LePage has said, for example, that 54 percent of the students going into community colleges need such help (a statistic that has been confirmed by the college system). The originating high schools would have to pay for those remedial classes if LePage’s bill had passed.

“Our education is not a bad education,” he said. “We just haven’t ticked up and everyone else has.”

That assessment seems to have been confirmed by an expert interviewed by the Bangor Daily News July 27 last year after a Harvard study ranked Maine public schools next to last for rate of improvement of the 41 participating states.

Paul Peterson, professor of government at Harvard’s Kennedy School of Government, said, “Maine is one of those states that hasn’t shown much gain over” the last 20 years.

Democrats and advocacy groups never denied that Maine’s schools needed to be better, but their ideas vs. LePage’s tell the bigger story of how each side sees the role of government.

Democrats proposed legislation to give more aid and encouragement to schools doing poorly, rather than calling then out.

LePage and his supporters don’t mind if some of those on the public payroll feel insulted.

“It’s all about accountability,” LePage said.

To conservatives like LePage, accountability goes hand-in-hand with personal responsibility. His legislation, for example, to put a lifetime cap of five years on Temporary Aid to Needy families (TANF), fulfilled a campaign promise to limit welfare.

Other welfare changes included drug testing for welfare recipients already convicted of drug offenses and denying TANF and food stamp benefits to immigrants who were legal residents. Maine was among only a handful of states to provide substantial benefits to legal resident immigrants.

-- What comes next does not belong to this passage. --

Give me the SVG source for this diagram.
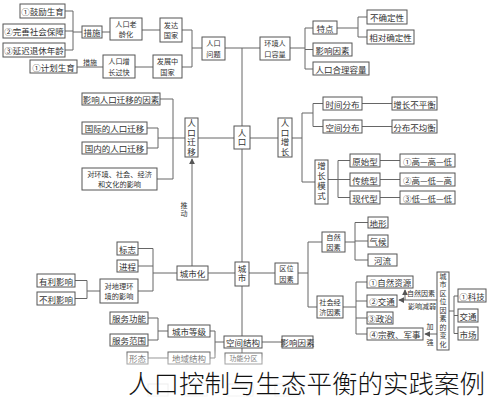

According to the LePage administration, the limits resulted in a 41 percent decrease in TANF benefits between the bill’s enactment and now.

But that decrease hasn’t meant demand for help has disappeared. The state’s cities and towns say LePage’s reforms simply shifted the cost of public assistance to them and they’re now bearing the burden of helping out poor families through General Assistance, which is funded in part by local taxpayers.